Problem Description
Given an array of n integers, determine whether the array can become non-decreasing by modifying at most one element. An array is non-decreasing if for every index i (0-based) such that 0 <= i < n - 1, the condition nums[i] <= nums[i+1] holds.
Key Insights
- Only one modification is allowed, so you must carefully check for any violations of the non-decreasing order.
- When a violation (nums[i] < nums[i-1]) is found, decide which element to modify (either nums[i-1] or nums[i]) so that the overall ordering can be maintained.
- If more than one violation is encountered, it isn’t possible to achieve the non-decreasing order with just one change.
- Handling edge cases (e.g., when the violation is at the beginning of the array) is crucial.
Space and Time Complexity
Time Complexity: O(n) - A single linear scan through the array. Space Complexity: O(1) - Modifications and counters are done in-place without extra space.
Solution
The main idea is to iterate through the array and count the number of violations where a current element is less than its previous element.
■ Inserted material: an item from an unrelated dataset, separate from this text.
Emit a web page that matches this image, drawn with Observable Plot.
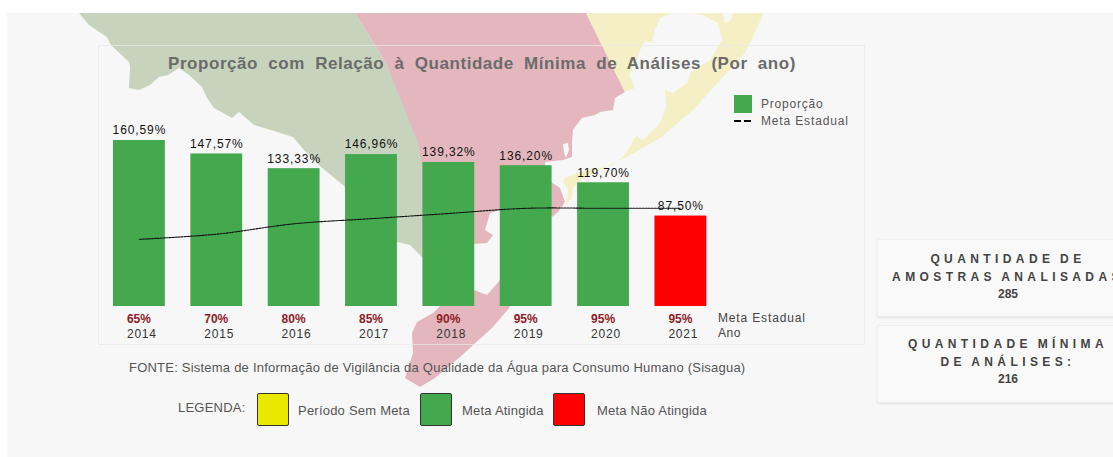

If more than one violation is found, return false. At the time of the violation, decide whether to adjust the previous element (nums[i-1]) or the current element (nums[i]):
- If the violation is at the beginning of the array (i == 1) or if nums[i] >= nums[i-2], modify the previous element (i.e., set nums[i-1] to nums[i]). This ensures the sequence before the violation remains sorted.
- Otherwise, if modifying the previous element would lead to another violation, modify the current element (nums[i]) to the value of the previous element.
- Continue the scan; if more than one violation is encountered, it means the array cannot be fixed with a single modification.
This greedy approach ensures that we make the locally optimal change which could eventually lead to a globally non-decreasing array.